El pueblo wayúu es un pueblo onírico. Al despertarse, lo primero que hacen cuando se ven es preguntarse en wayuunaiki qué soñaron. Sus guías espirituales son mujeres que orientan a los habitantes a través de sus sueños. “Muchas de estas mujeres, importantísimas en la vida de las comunidades, han dejado de soñar porque el tren pasa todo el tiempo y las despierta”, denuncia Mateus Parra.

“La riqueza del pueblo wayúu es su agricultura y el pastoreo. Ahora ya no se pastorea; los territorios donde se llevaba a cabo la actividad fueron comprados por Cerrejón”, relata Uriana.

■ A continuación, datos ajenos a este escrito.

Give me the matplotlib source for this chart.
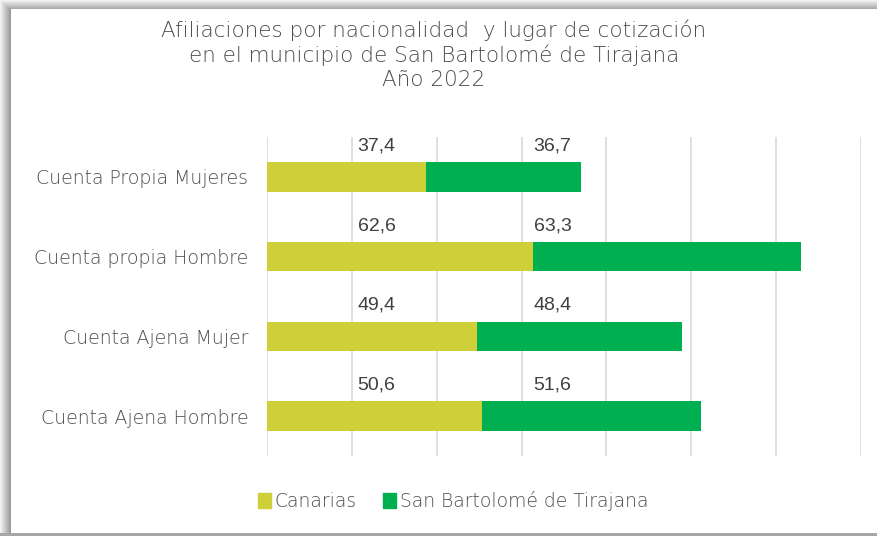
import matplotlib
matplotlib.use("Agg")
import matplotlib.pyplot as plt
from matplotlib.patches import Rectangle, Patch
import numpy as np

# ---- data ----
categories = ["Cuenta Propia Mujeres", "Cuenta propia Hombre", "Cuenta Ajena Mujer", "Cuenta Ajena Hombre"]
canarias = [37.4, 62.6, 49.4, 50.6]
sbt = [36.7, 63.3, 48.4, 51.6]
series_names = ["Canarias", "San Bartolomé de Tirajana"]
title_lines = ["Afiliaciones por nacionalidad  y lugar de cotización",
               "en el municipio de San Bartolomé de Tirajana",
               "Año 2022"]

# ---- style ----
C_CAN = "#CFCF3A"
C_SBT = "#00B050"
TXT = "#4D4D4D"
LBL = "#404040"
FONT = "DejaVu Sans"
LFONT = "Liberation Sans"
WEIGHT = "light"

W, H = 877, 536
fig = plt.figure(figsize=(W / 100, H / 100), dpi=100)
fig.patch.set_facecolor("white")

# frame / shadow decoration
bg = fig.add_axes([0, 0, 1, 1], zorder=-10)
bg.set_xlim(0, W)
bg.set_ylim(H, 0)
bg.axis("off")
for i in range(11):
    g = 0.95 - 0.035 * i
    bg.add_patch(Rectangle((i, 0), 1, H, color=(g, g, g), lw=0))
for j in range(9):
    g = 0.95 - 0.035 * j
    bg.add_patch(Rectangle((j, j), W, 1, color=(g, g, g), lw=0))
bg.add_patch(Rectangle((11, 9), W - 11, 524, color="white", lw=0))
bg.add_patch(Rectangle((0, 533), W, 3, color="#A6A6A6", lw=0))

# plot area
x0, x1, ytop, ybot = 267, 861, 137, 456
ax = fig.add_axes([x0 / W, 1 - ybot / H, (x1 - x0) / W, (ybot - ytop) / H])
ax.set_facecolor("none")
y = np.arange(len(categories))
ax.barh(y, canarias, height=0.37, color=C_CAN, zorder=3)
ax.barh(y, sbt, left=canarias, height=0.37, color=C_SBT, zorder=3)
ax.set_xlim(0, 140)
ax.set_ylim(len(categories) - 0.5, -0.5)
ax.set_xticks(np.arange(0, 141, 20))
ax.xaxis.grid(True, color="#D9D9D9", lw=1.2, zorder=0)
ax.tick_params(axis="x", length=0, labelbottom=False)
ax.tick_params(axis="y", length=0, pad=13.5)
ax.set_yticks(y)
ax.set_yticklabels(categories, fontsize=13.6, color=TXT, fontfamily=FONT, fontweight=WEIGHT)
for s in ax.spines.values():
    s.set_visible(False)

# data labels (placed above each bar, at fixed horizontal spots)
LABEL_X = (25.8, 67.3)
for i in range(len(categories)):
    ax.text(LABEL_X[0], i - 0.39, f"{canarias[i]:.1f}".replace(".", ","), ha="center", va="center",
            fontsize=14, color=LBL, fontfamily=LFONT)
    ax.text(LABEL_X[1], i - 0.39, f"{sbt[i]:.1f}".replace(".", ","), ha="center", va="center",
            fontsize=14, color=LBL, fontfamily=LFONT)

# title
for k, line in enumerate(title_lines):
    fig.text(434 / W, 1 - (30 + 25 * k) / H, line, ha="center", va="center",
             fontsize=15.5, color=TXT, fontfamily=FONT, fontweight=WEIGHT)

# legend
handles = [Patch(color=C_CAN), Patch(color=C_SBT)]
fig.legend(handles, series_names, loc="center", bbox_to_anchor=(453 / W, 1 - 501 / H),
           ncol=2, frameon=False, handlelength=0.7, handleheight=0.9,
           handletextpad=0.2, columnspacing=1.4, labelcolor=TXT,
           prop={"family": FONT, "size": 13.5, "weight": WEIGHT})

fig.savefig("out.png", dpi=100)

Las mujeres wayúu son conocidas por sus tejidos. Los más populares son las mochilas, que se distinguen por sus colores y diseños. En el último tiempo, estos trabajos las empoderaron aún más: se volvieron un sustento económico. “Vender nuestros productos para nosotras ha sido muy fuerte, por todo lo que representa. En otros lugares la empresa da cursos y capacitaciones a las mujeres wayúu que no tienen la posibilidad de comprar material para hacer su propio negocio”, cuenta la habitantes del lugar, y subraya que de ese modo la empresa logró cooptar a muchas personas de las comunidades.

Mujeres en defensa del territorio. Imágen: CAJAR.

Una lucha encabezada por mujeres

A la lucha encabezada por Luz Ángela se sumaron otras mujeres. Hoy son cinco las que forman parte del Comité de Defensa del territorio Provincial. “No ha sido fácil, ser mujer aquí es terrible. Los hombres no valoran lo que hacemos. Se sienten amenazados por nosotras”, dice y agrega que las mujeres son continuamente señaladas por otros integrantes de su comunidad: “Las autoridades y los demás líderes no nos quieren”.

Una de esas mujeres era su tía, quien luego de quince días con fiebre falleció en el hospital más cercano, a 45 minutos de donde viven. Fue hace dos años. En los estudios se veía una nube negra en sus pulmones. El médico que la atendió los comparó con los de un fumador, pero ella nunca había fumado. La mujer tenía 42 años y era una de las soñadoras más jóvenes de la comunidad.

La producción minera de La Guajira representa un 40 por ciento del PBI minero del país, que equivale al 1,26 del total nacional. En el 2021, el carbón fue el producto minero que más divisas generó para el país. “Todo ese carbón que se saca de Colombia es quemado en otro lugar del mundo y contribuye a la crisis climática. Aquí hay un racismo ambiental: estas poblaciones no solo son afectadas por estos megaproyectos, también van a ser las más afectadas por el efecto que generan el cambio climático y la crisis climática en la que ya nos encontramos”, sostiene, por su parte, Mateus Parra.

Para la abogada, los daños generados por la mina son irreparables y la empresa debe paralizar sus actividades para dar inicio a procesos participativos de transición energética que incluyan a las comunidades. “Este modelo extractivista que se ha determinado para nuestra América Latina no deja el progreso y desarrollo que se decía”, se lamenta.